As the NATO offensive in Helmand begins, supporters of the Afghan war argue that it will bring stability to Pakistan. The truth is that Pakistan is becoming more unstable with every day that passes.
The war that is raging in Afghanistan is bringing intolerable death and destruction to Pakistan as well. The USA is carrying out air attacks inside Pakistan, using unmanned drone aircraft. The number of attacks has escalated dramatically since President Obama was elected. And with an estimated 700 deaths in 2009 alone – most of them civilians and children – it is provoking immense anger.
On top of this, Pakistanis are enduring a wave of terrorist attacks, with more than 3,000 people killed in 2009 alone. There is deep anger and hostility towards the Pakistani Taliban and their allies who are carrying out these horrible attacks – often with a sectarian motivation. Many Pakistanis are living in fear.
Continued US intervention into an already chaotic situation is liable to make the situation much worse.

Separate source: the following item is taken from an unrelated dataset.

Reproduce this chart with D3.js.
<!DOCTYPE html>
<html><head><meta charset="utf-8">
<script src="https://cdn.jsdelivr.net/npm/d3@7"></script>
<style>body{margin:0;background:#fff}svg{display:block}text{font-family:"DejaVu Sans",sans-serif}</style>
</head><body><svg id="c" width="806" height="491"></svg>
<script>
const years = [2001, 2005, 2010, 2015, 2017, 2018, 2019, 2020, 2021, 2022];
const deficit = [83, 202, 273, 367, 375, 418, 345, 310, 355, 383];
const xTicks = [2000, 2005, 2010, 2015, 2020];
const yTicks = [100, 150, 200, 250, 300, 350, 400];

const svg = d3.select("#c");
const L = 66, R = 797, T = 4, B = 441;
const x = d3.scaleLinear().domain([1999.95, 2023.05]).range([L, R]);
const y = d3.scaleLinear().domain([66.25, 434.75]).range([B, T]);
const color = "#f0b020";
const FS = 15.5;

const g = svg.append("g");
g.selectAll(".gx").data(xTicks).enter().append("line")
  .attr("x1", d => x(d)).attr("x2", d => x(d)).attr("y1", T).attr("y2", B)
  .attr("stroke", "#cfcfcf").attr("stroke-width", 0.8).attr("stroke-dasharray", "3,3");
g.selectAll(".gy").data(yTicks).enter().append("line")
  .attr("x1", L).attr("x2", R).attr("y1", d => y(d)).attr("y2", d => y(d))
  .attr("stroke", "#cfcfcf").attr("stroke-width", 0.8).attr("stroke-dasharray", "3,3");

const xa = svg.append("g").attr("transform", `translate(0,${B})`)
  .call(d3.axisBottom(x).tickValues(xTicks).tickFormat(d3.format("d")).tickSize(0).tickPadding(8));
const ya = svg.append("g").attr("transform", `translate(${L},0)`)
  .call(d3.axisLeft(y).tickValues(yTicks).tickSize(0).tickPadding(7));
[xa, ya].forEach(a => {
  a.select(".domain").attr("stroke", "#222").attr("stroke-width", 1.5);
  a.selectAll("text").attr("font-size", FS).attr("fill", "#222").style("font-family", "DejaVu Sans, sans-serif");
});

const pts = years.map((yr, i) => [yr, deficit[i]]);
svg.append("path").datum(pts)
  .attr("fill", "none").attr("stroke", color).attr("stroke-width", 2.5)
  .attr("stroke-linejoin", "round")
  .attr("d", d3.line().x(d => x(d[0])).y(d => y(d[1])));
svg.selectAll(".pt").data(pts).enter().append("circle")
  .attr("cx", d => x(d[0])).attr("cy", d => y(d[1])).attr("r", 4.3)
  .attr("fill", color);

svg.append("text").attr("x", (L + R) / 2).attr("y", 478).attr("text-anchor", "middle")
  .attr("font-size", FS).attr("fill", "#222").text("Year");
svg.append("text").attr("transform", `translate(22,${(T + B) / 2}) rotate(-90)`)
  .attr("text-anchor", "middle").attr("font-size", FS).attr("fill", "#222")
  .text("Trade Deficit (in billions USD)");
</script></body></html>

One commentator, Pratap Chatterjee, draws a parallel with the horrors of the Khmer Rouge in Cambodia. He says, “Think of them as the 1970s equivalent of the Pakistani Taliban who have settled into the wild borderlands of that country largely beyond the control of the Pakistani government.” He points out that the Khmer Rouge were weak until secret US bombing raids completely destabilised the country. Their rule ended only after they committed one of the worst crimes of genocide on the 20th century.
Modern Pakistan is very different to the Cambodia of the 1970s. But Chatterjee has a chilling warning: “Beware secret air wars that promise success and yet wreak havoc in lands that are not even enemy nations.”
With every escalation of the war in Afghanistan, the situation in Pakistan becomes more dangerous. Rather than escalate the war effort Western governments need to escalate a peace process.